Whiteout, Visibility Zero: Life as a Lighting Design Hero
Confession time, folks. I am a huge nerd.
Like HUGE nerd. I love math and science (except geometry and biology because fuck those guys). I fell in love with physics my senior year of high school but not hard enough to give up on performing. It was The Notebook. James Marsden building strobe circuits from scratch and Ryan Gosling creating life from words on a page. We all know how that ends (if not…spoiler alert…my bad, y’all).
I haven’t taken math or science since high school (I miss you honors physics and AP calculus) but I did discover lighting design. Working with electronics, problem solving, programming, taking things apart and putting them back together, bringing an artistic vision to life onstage. Bet.

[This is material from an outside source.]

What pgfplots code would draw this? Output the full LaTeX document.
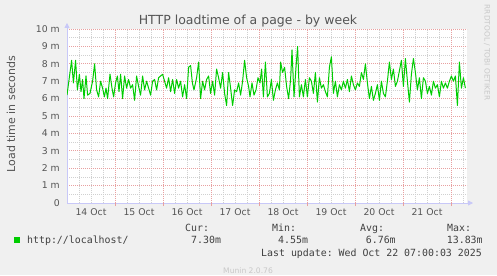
\documentclass[border=0pt]{standalone}
\usepackage{fontspec}
\setmainfont{DejaVu Sans}
\setmonofont{DejaVu Sans Mono}
\usepackage{pgfplots}
\pgfplotsset{compat=1.18}
\usetikzlibrary{arrows.meta}
\definecolor{bgc}{HTML}{F0F0F0}
\definecolor{txt}{HTML}{555555}
\definecolor{lgt}{HTML}{404040}
\definecolor{majg}{HTML}{E8A0A0}
\definecolor{ming}{HTML}{D0D0D0}
\definecolor{axc}{HTML}{C8C8F8}
\definecolor{lgreen}{HTML}{00CC00}
\definecolor{wm}{HTML}{C8C8C8}
\pgfplotstableread{
h v
0.0 6.2
1.5 7.5
2.3 8.2
3.2 6.9
4.3 8.2
5.2 6.5
6.2 7.4
7.0 6.4
7.8 7.1
8.5 6.0
9.5 7.3
10.3 6.2
11.5 6.3
12.8 7.0
13.8 8.0
14.8 6.5
15.8 6.1
16.8 7.0
17.8 6.6
18.7 6.1
19.5 6.6
20.3 6.0
21.5 7.4
22.5 6.6
23.3 6.1
24.3 6.9
25.2 7.3
26.0 6.4
26.8 7.4
27.8 6.0
28.8 7.3
29.8 6.6
30.8 7.1
31.8 6.6
32.8 6.8
33.8 5.9
34.8 7.3
35.8 6.7
36.8 6.2
37.8 7.3
38.8 6.5
39.8 7.0
40.8 6.6
41.8 6.2
42.8 7.0
43.8 7.1
44.8 6.5
45.8 7.2
46.8 7.3
47.8 7.4
48.8 7.0
49.8 6.6
50.8 7.2
51.8 6.4
52.8 7.1
53.8 6.3
54.8 7.1
55.8 6.6
56.8 7.0
57.8 6.1
58.8 6.8
59.8 6.0
60.8 7.8
61.8 7.9
62.7 6.9
63.5 6.5
64.8 7.2
65.8 8.1
66.8 6.0
67.8 7.0
68.8 6.5
69.8 7.1
70.8 7.3
71.8 6.3
72.8 7.0
73.8 6.2
74.8 7.7
75.8 7.2
76.8 6.6
77.8 7.5
78.8 6.3
79.8 5.6
80.8 7.5
81.8 6.6
82.8 5.6
83.8 6.5
84.8 6.4
85.8 6.9
86.8 6.2
87.8 7.0
88.8 8.2
89.8 7.2
90.8 6.7
91.5 6.1
92.5 6.9
93.5 6.2
94.5 6.5
95.5 7.2
96.5 6.9
97.3 7.7
98.2 6.1
99.2 8.1
100.2 6.1
101.2 6.3
102.2 7.1
103.2 5.9
104.2 6.5
105.2 6.9
106.2 6.5
106.8 8.1
107.8 7.5
108.8 7.8
109.8 6.7
110.8 6.0
111.8 7.1
112.5 8.8
113.5 6.1
114.5 7.8
115.3 9.0
116.2 6.1
117.2 6.8
118.2 6.1
119.2 7.1
120.2 6.1
121.2 7.2
122.2 7.0
123.2 6.3
124.2 7.5
125.2 5.8
126.2 7.2
127.2 6.6
128.2 6.8
129.2 6.4
130.2 6.1
131.2 7.8
132.2 8.4
133.2 6.3
134.2 7.0
135.2 6.1
136.2 6.8
137.2 6.5
138.2 7.0
139.2 6.6
140.2 7.1
141.2 6.4
142.2 7.3
143.2 6.8
144.2 6.5
145.2 6.9
146.2 6.7
147.2 7.5
148.2 7.1
149.2 8.0
150.2 6.9
151.2 6.0
152.2 6.7
153.2 5.9
154.2 6.3
155.2 6.8
156.2 5.9
157.2 7.0
158.2 6.3
159.2 6.1
160.2 7.0
161.2 8.1
162.2 7.1
163.2 7.7
164.2 6.7
165.2 7.0
166.2 7.6
167.2 8.2
168.2 6.7
169.2 8.3
170.2 7.0
171.2 5.8
172.2 7.4
173.2 8.3
174.2 7.5
175.2 6.5
176.2 7.2
177.2 6.0
178.2 7.2
179.2 7.0
180.2 6.3
181.2 6.7
182.2 6.2
183.2 7.0
184.2 6.6
185.2 6.8
186.2 6.1
187.2 7.0
188.2 6.6
189.2 6.9
190.2 6.6
191.2 7.0
192.2 7.3
193.2 7.0
194.2 7.3
195.2 5.6
196.2 8.1
197.2 6.6
198.2 7.2
199.2 6.6
}\loadtime
\begin{document}
\begin{tikzpicture}[x=1bp,y=1bp]
\fill[bgc] (-67,-72) rectangle (430,203);
\path[use as bounding box] (-67,-72) rectangle (430,203);
\begin{axis}[at={(0,0)}, anchor=south west, scale only axis,
  width=400bp, height=174bp,
  xmin=0, xmax=200, ymin=0, ymax=10,
  axis background/.style={fill=white},
  axis lines=left,
  axis line style={draw=axc, line width=0.8bp},
  x axis line style={-{Triangle[length=5bp,width=5bp]}, shorten >=-6bp},
  y axis line style={-{Triangle[length=5bp,width=5bp]}, shorten >=-6bp},
  xtick={12,36,60,84,108,132,156,180},
  xticklabels={14 Oct,15 Oct,16 Oct,17 Oct,18 Oct,19 Oct,20 Oct,21 Oct},
  minor xtick={6,12,18,30,36,42,54,60,66,78,84,90,102,108,114,126,132,138,150,156,162,174,180,186,198},
  ytick={0,1,2,3,4,5,6,7,8,9,10},
  yticklabels={0,1 m,2 m,3 m,4 m,5 m,6 m,7 m,8 m,9 m,10 m},
  minor ytick={0.5,1.5,2.5,3.5,4.5,5.5,6.5,7.5,8.5,9.5},
  major tick length=0pt, minor tick length=0pt,
  xmajorgrids=false, xminorgrids=true, ymajorgrids=true, yminorgrids=true,
  extra x ticks={24,48,72,96,120,144,168,192},
  extra x tick labels={},
  extra x tick style={grid=major, major tick length=3bp, tick align=outside, major tick style={majg, line width=0.8bp}},
  major grid style={majg, dash pattern=on 1bp off 1bp, line width=0.85bp},
  minor grid style={ming, dash pattern=on 1bp off 1bp, line width=0.8bp},
  xticklabel style={font=\fontsize{9.3bp}{11bp}\selectfont, text=txt, inner sep=0pt, anchor=north, yshift=-5bp},
  yticklabel style={font=\fontsize{9.3bp}{11bp}\selectfont, text=txt, inner sep=0pt, anchor=east, xshift=-7bp},
  clip=true,
]
\addplot[lgreen, line width=1bp, line join=round] table[x=h, y=v] {\loadtime};
\end{axis}
\node[anchor=base, inner sep=0pt, text=txt, font=\fontsize{12.5bp}{15bp}\selectfont] at (181,179) {HTTP loadtime of a page - by week};
\node[rotate=90, inner sep=0pt, text=txt, font=\fontsize{11bp}{13bp}\selectfont] at (-56,89) {Load time in seconds};
\node[rotate=-90, inner sep=0pt, text=wm, font=\fontsize{7.4bp}{9bp}\selectfont] at (420,150.5) {RRDTOOL / TOBI OETIKER};
\fill[lgreen] (-53,-40) rectangle (-47,-34);
\begin{scope}[every node/.style={anchor=base west, inner sep=0pt, text=lgt, font=\ttfamily\fontsize{9.9bp}{12bp}\selectfont}]
\node at (-40,-40) {http://localhost/};
\node at (118,-28) {Cur:};
\node at (205,-28) {Min:};
\node at (293,-28) {Avg:};
\node at (380,-28) {Max:};
\node at (124,-40) {7.30m};
\node at (211,-40) {4.55m};
\node at (298.7,-40) {6.76m};
\node at (379.7,-40) {13.83m};
\node at (194,-53) {Last update: Wed Oct 22 07:00:03 2025};
\end{scope}
\node[anchor=base west, inner sep=0pt, text=wm, font=\fontsize{7.6bp}{9bp}\selectfont] at (156,-70.5) {Munin 2.0.76};
\end{tikzpicture}
\end{document}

An amazing teacher (the incomparable George Epting to whom I will be forever grateful) noticed my passion and took me under his wing. Prof. Epting is detailed, firm, disciplined, exacting and an absolutely brilliant designer. he’s kind and fair and I couldn’t have asked for a better mentor (though he definitely could’ve gotten a better student. 20/20 hindsight, man. Sorry, Epting…). He forced me to focus and he made sure I was good. No like really good. Like design a show on the fly using only six lights and running the show while still being in it good.

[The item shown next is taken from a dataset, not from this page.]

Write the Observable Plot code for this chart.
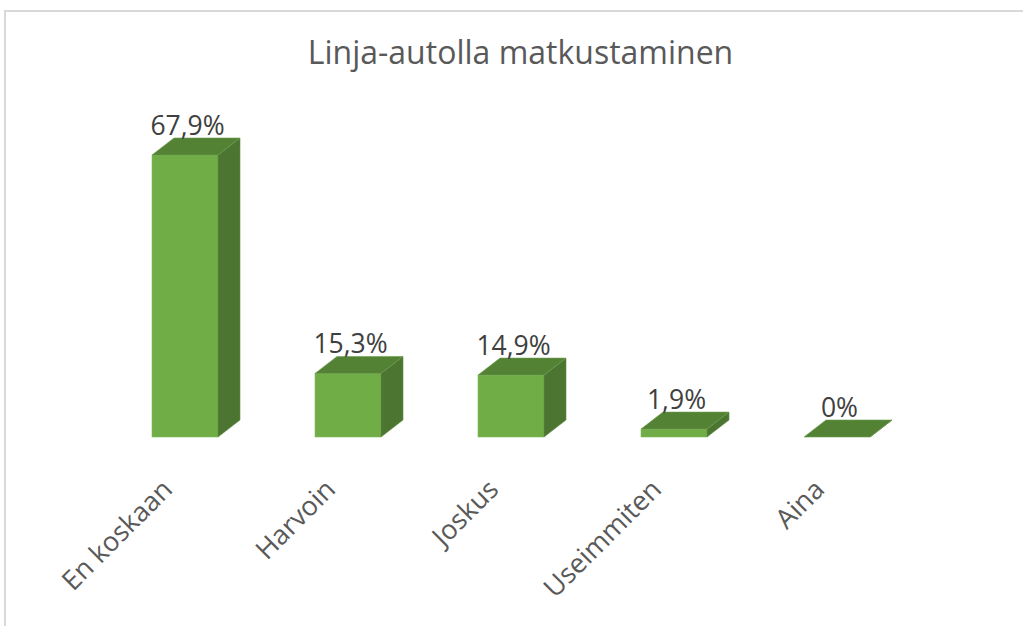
<!DOCTYPE html>
<html>
<head>
<meta charset="utf-8">
<script src="https://cdn.jsdelivr.net/npm/d3@7"></script>
<script src="https://cdn.jsdelivr.net/npm/@observablehq/plot@0.6"></script>
<style>
  html, body { margin: 0; padding: 0; background: #fff; overflow: hidden; }
  #wrap { position: relative; width: 1023px; height: 626px; }
  #border { position: absolute; left: 4px; top: 10px; width: 1100px; height: 700px;
            border: 2px solid #d9d9d9; box-sizing: border-box; pointer-events: none; z-index: 2; }
  #title { position: absolute; left: 0; width: 1041px; top: 36px; text-align: center;
           font-family: "Open Sans", sans-serif; font-size: 32px; line-height: 32px; color: #595959; z-index: 3; }
  #chart { position: absolute; left: 0; top: 0; }
</style>
</head>
<body>
<div id="wrap">
  <div id="chart"></div>
  <div id="border"></div>
  <div id="title"></div>
</div>
<script>
const title = "Linja-autolla matkustaminen";
const categories = ["En koskaan", "Harvoin", "Joskus", "Useimmiten", "Aina"];
const values = [67.9, 15.3, 14.9, 1.9, 0];

const data = categories.map((c, i) => ({category: c, value: values[i]}));
const fmt = v => String(v).replace(".", ",") + "%";

const DX = 22, DY = 17; // 3D depth offset (style)

function faces(index, scales) {
  const g = d3.create("svg:g");
  const bw = scales.x.bandwidth();
  for (const d of data) {
    const x0 = scales.x(d.category), x1 = x0 + bw;
    const yT = scales.y(d.value), yB = scales.y(0);
    g.append("polygon")
      .attr("points", [[x1, yT], [x1 + DX, yT - DY], [x1 + DX, yB - DY], [x1, yB]].map(p => p.join(",")).join(" "))
      .attr("fill", "#4b7530").attr("stroke", "#5f8f42").attr("stroke-width", 0.6);
    g.append("polygon")
      .attr("points", [[x0, yT], [x1, yT], [x1 + DX, yT - DY], [x0 + DX, yT - DY]].map(p => p.join(",")).join(" "))
      .attr("fill", "#548235").attr("stroke", "#6a9a4c").attr("stroke-width", 0.6);
  }
  return g.node();
}

const chart = Plot.plot({
  width: 1023,
  height: 626,
  marginLeft: 103.5,
  marginRight: 104.5,
  marginTop: 155,
  marginBottom: 189,
  style: {background: "none", fontFamily: "Open Sans, sans-serif"},
  x: {domain: categories, paddingInner: 0.595, paddingOuter: 0.2975, axis: null},
  y: {domain: [0, 67.9], axis: null},
  marks: [
    Plot.barY(data, {x: "category", y: "value", fill: "#70ad47", stroke: "#80bb5a", strokeWidth: 0.6}),
    faces,
    Plot.text(data, {x: "category", y: "value", text: d => fmt(d.value), dx: 2, dy: -21, lineAnchor: "bottom",
      fontSize: 26.5, fill: "#404040"}),
    Plot.text(data, {x: "category", y: () => 0, text: "category", rotate: -45, textAnchor: "end",
      lineAnchor: "top", dx: -25, dy: 40, fontSize: 27, fill: "#595959"})
  ]
});
document.getElementById("chart").appendChild(chart);
document.getElementById("title").textContent = title;
</script>
</body>
</html>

I rescued a production of Cinderella I was in when the lighting designer left us acting in the dark on opening night (seriously you had one job, dude). That got me designing three more shows for that theatre. I was the go-to designer in undergrad for student productions and one mainstage show (could’ve/should’ve done more. Hindsight. Ugh). But despite all this, I never thought I knew enough, that I was enough, until I got a specific professional gig.
I got a call from Reggie Ray (another amazing Howard professor, may he rest in peace). Je’Caryous Johnson’s touring show, Love Overboard, was playing at the Warner Theatre in Washington, DC and they needed help with lighting the show. Amazing opportunity, I wasn’t doing anything. I was down.

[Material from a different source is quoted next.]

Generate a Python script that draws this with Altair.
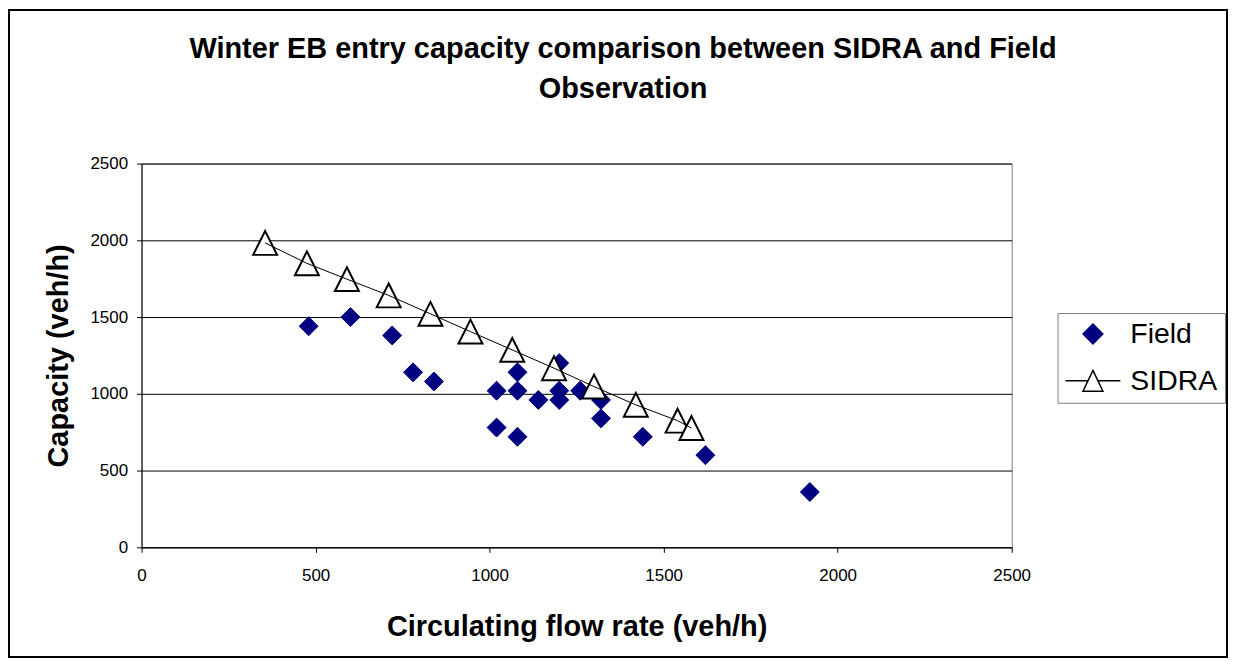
import altair as alt
import pandas as pd

# ---- data ----
field_x = [480, 600, 720, 780, 840, 1020, 1020, 1080, 1080, 1080, 1140, 1200, 1200, 1200, 1260, 1320, 1320, 1440, 1620, 1920]
field_y = [1440, 1500, 1380, 1140, 1080, 1020, 780, 1140, 1020, 720, 960, 1200, 1020, 960, 1020, 960, 840, 720, 600, 360]
sidra_x = [355, 475, 590, 710, 830, 945, 1065, 1185, 1300, 1420, 1540, 1580]
sidra_y = [1983, 1850, 1747, 1641, 1521, 1405, 1286, 1167, 1047, 928, 825, 777]
series = ["Field", "SIDRA"]
x_ticks = [0, 500, 1000, 1500, 2000, 2500]
y_ticks = [0, 500, 1000, 1500, 2000, 2500]
title_lines = ["Winter EB entry capacity comparison between SIDRA and Field", "Observation"]
x_title = "Circulating flow rate (veh/h)"
y_title = "Capacity (veh/h)"

field_df = pd.DataFrame({"flow": field_x, "cap": field_y, "series": "Field"})
sidra_df = pd.DataFrame({"flow": sidra_x, "cap": sidra_y, "series": "SIDRA"})

FONT = "Liberation Sans, Arial, sans-serif"
W, H = 873, 385

diamond_path = "M0,-0.36L0.36,0L0,0.36L-0.36,0Z"
sidra_legend_path = "M-1,0H-0.18M0.18,0H1M0,-0.38L0.364,0.38L-0.364,0.38Z"
triangle_path = "M0,-1L1,1L-1,1Z"

xs = alt.Scale(domain=[0, 2500], nice=False, zero=False)
ys = alt.Scale(domain=[0, 2500], nice=False)

x_axis = alt.Axis(values=x_ticks, format="d", grid=False, tickSize=5, tickColor="black", tickWidth=1,
                  domainColor="black", domainWidth=1, labelFlush=False,
                  labelFontSize=17, labelPadding=15, labelColor="black", labelFont=FONT,
                  title=x_title, titleFont=FONT, titleFontSize=29, titleFontWeight="bold",
                  titleColor="black", titleY=88, titleBaseline="alphabetic")
y_axis = alt.Axis(values=y_ticks, format="d", grid=True, gridColor="black", gridWidth=1, gridOpacity=1,
                  tickSize=5, tickColor="black", tickWidth=1, labelFlush=False,
                  domainColor="black", domainWidth=1,
                  labelFontSize=17, labelPadding=9, labelColor="black", labelFont=FONT,
                  title=y_title, titleFont=FONT, titleFontSize=29, titleFontWeight="bold",
                  titleColor="black", titleX=-74, titleY=H / 2, titleAngle=270,
                  titleBaseline="alphabetic", titleAlign="center")

X = alt.X("flow:Q", scale=xs, axis=x_axis)
Y = alt.Y("cap:Q", scale=ys, axis=y_axis)

frame = alt.Chart(alt.Data(values=[{"k": 1}])).mark_rect(
    filled=False, stroke="black", strokeWidth=2
).encode(x=alt.value(-133), x2=alt.value(1089), y=alt.value(-154), y2=alt.value(495))

field_layer = alt.Chart(field_df).mark_point(filled=True, size=2785, strokeWidth=1, opacity=1).encode(
    x=X, y=Y,
    shape=alt.Shape("series:N", scale=alt.Scale(domain=series, range=[diamond_path, sidra_legend_path]),
                    legend=alt.Legend(title=None)),
    fill=alt.Fill("series:N", scale=alt.Scale(domain=series, range=["#000080", "white"]),
                  legend=alt.Legend(title=None)),
    stroke=alt.Stroke("series:N", scale=alt.Scale(domain=series, range=["#000080", "black"]),
                      legend=alt.Legend(title=None)),
)

sidra_points = alt.Chart(sidra_df).mark_point(
    filled=True, shape=triangle_path, size=576, fill="white", stroke="black", strokeWidth=2, opacity=1
).encode(x=X, y=Y)

sidra_line = alt.Chart(sidra_df).mark_line(color="black", strokeWidth=1).encode(x=X, y=Y)

chart = alt.layer(frame, field_layer, sidra_points, sidra_line).properties(
    width=W, height=H,
    autosize=alt.AutoSizeParams(type="none"),
    padding={"left": 134, "top": 155, "right": 217, "bottom": 112},
    background="white",
    title=alt.TitleParams(text=title_lines, fontSize=29, font=FONT, fontWeight="bold", color="black",
                          anchor="middle", baseline="bottom", lineHeight=40, offset=-124, dx=46.5),
).configure_view(stroke="#808080", strokeWidth=1).configure_legend(
    orient="none", legendX=919, legendY=150, padding=7, rowPadding=18, clipHeight=28,
    symbolSize=3025, symbolStrokeWidth=1.5, labelFontSize=28.5, labelFont=FONT,
    labelColor="black", strokeColor="#808080", fillColor="white", labelOffset=9,
)

chart.save("out.html", embed_options={"renderer": "svg", "actions": False})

I show up and of course there’s a union house electrician. In my mind, he’s more knowledgeable and more experienced than I am. I figured I’d step back and assist him however he needed. Foolish. Take a 750 watt white light, shine it on a white wall, and stare at it for two hours and you have his design method. Picture that for a moment and be blinded. I let that fly for about ten minutes (way too long but I always hope for the best in people).
I asked him to add in more colors to save the audience’s retinas (added bonus, this was happening during a show with a paying audience). In true IDGAF fashion he started turning lights on at full so the colors appeared out of nowhere. That settled it. He clearly wasn’t on my problem solving or critical thinking level. That was the last thing I asked him to do. I took over and created a magical, nuanced, beautiful lighting concept (on the fly) worthy of a film set. The production team loved it. They invited me on the road with them (I probably should’ve said yes. Stellar judgement, guys, stellar). No more blinding lights and all of it happened without the audience noticing.
Of course he ruined it all the day I couldn’t be there. Of course. But I learned that when I know my shit I need to stand up for myself. And when people show you they have zero common sense do not let them hold up progress.
Do you have any skills you doubt? What could help you be more confident?